Worldwatch reports that a numner of chinese energy players are now turing clean and green as a way to wealth. From the article
The Hurun Report, a luxury business magazine known for its annual surveys of China’s wealthiest citizens, recently released its 2006 China Energy Rich List, which ranks the wealth generated from the nation’s booming energy sector. Shi Zhengrong, a solar energy tycoon, tops the list with a personal wealth of US$1.95 billion, followed by Jia Tingliang and Wang Suolan with the coal company Shanxi Datuhe Coke & Chemicals, with US$525 million.
While entrepreneurs from traditional energy industries such as coal mining, oil and gas distribution, and power generation still dominate the energy “rich list” (occupying more than half of the fifty spots), the share of wealthy Chinese representing the “clean energy” sector—which includes solar and wind power, batteries, bioenergy, incineration power generation, and thermal energy—has increased to 14, up from only 4 last year. Rupert Hoogewerf, CEO of the Hurun Report, concedes that “valuing the wealth of China’s Rich is as much an art as it is a science,” but believes the list offers a useful glimpse into the dynamics of China’s energy market and illustrates how private companies struggle to share the energy pie with their state-owned counterparts.

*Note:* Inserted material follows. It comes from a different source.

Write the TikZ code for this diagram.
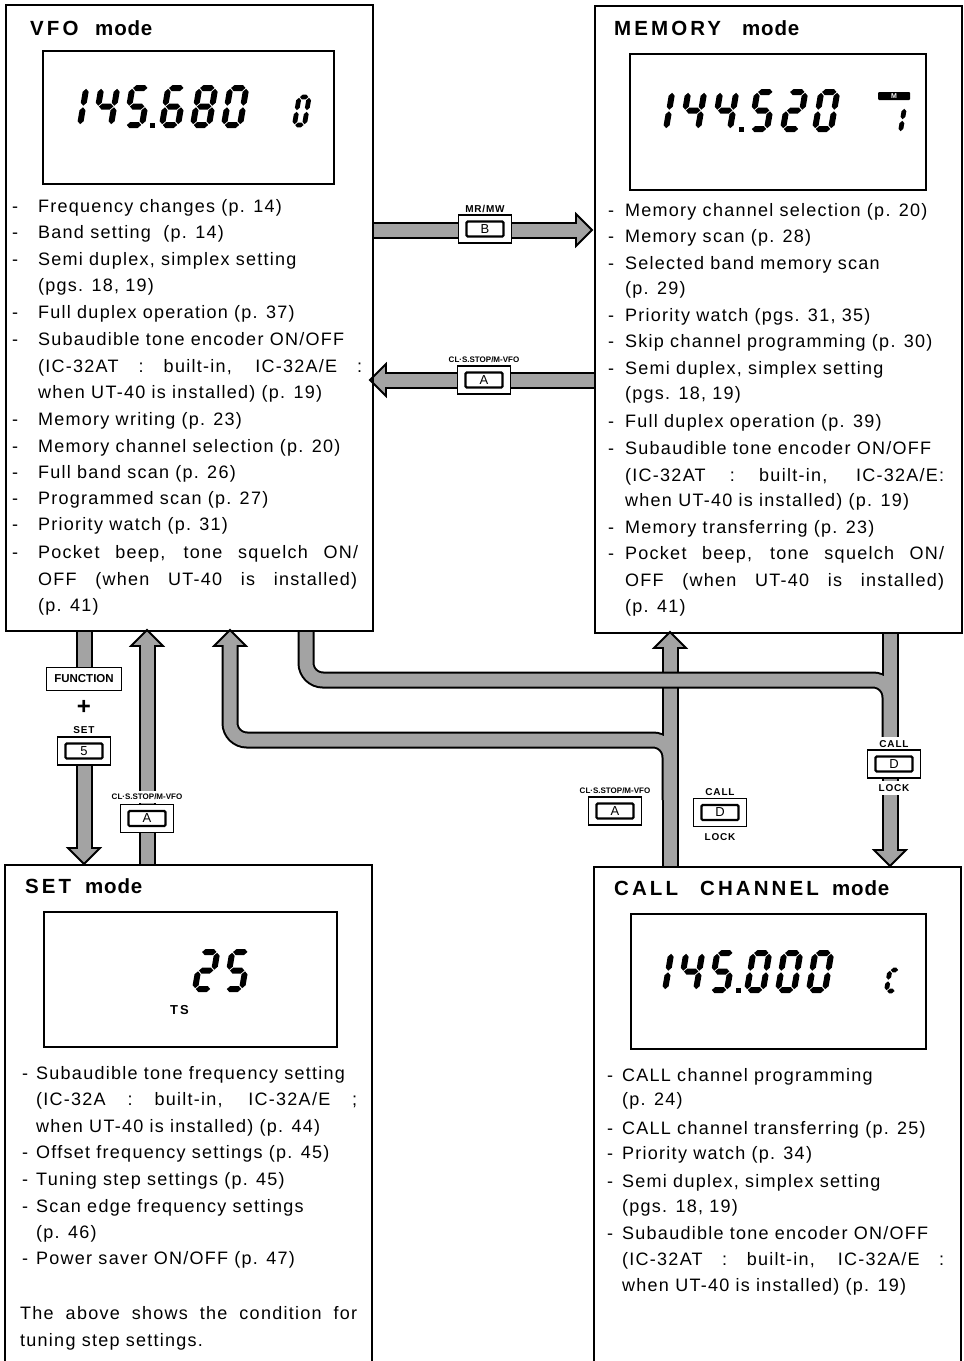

According to Shanghai Security Daily, the 2006 list reflects two main trends: the ongoing restructuring of China’s traditional coal mining industry, and the rapid entry of private companies into the clean energy field. The coal industry restructuring, which is being overseen by the National Development and Reform Commission (NDRC), is intended to accelerate technological modernization and improve the industry’s ability to meet projected growth in demand—as well as protect the environment and improve industrial safety, according to Xinhua News. Under new policies, several large private coal companies have been able to merge, renovate, and regroup smaller mines, enter the overseas market with their competitive costs, and switch to deep coal refining. These activities have contributed to the emergence of several new tycoons.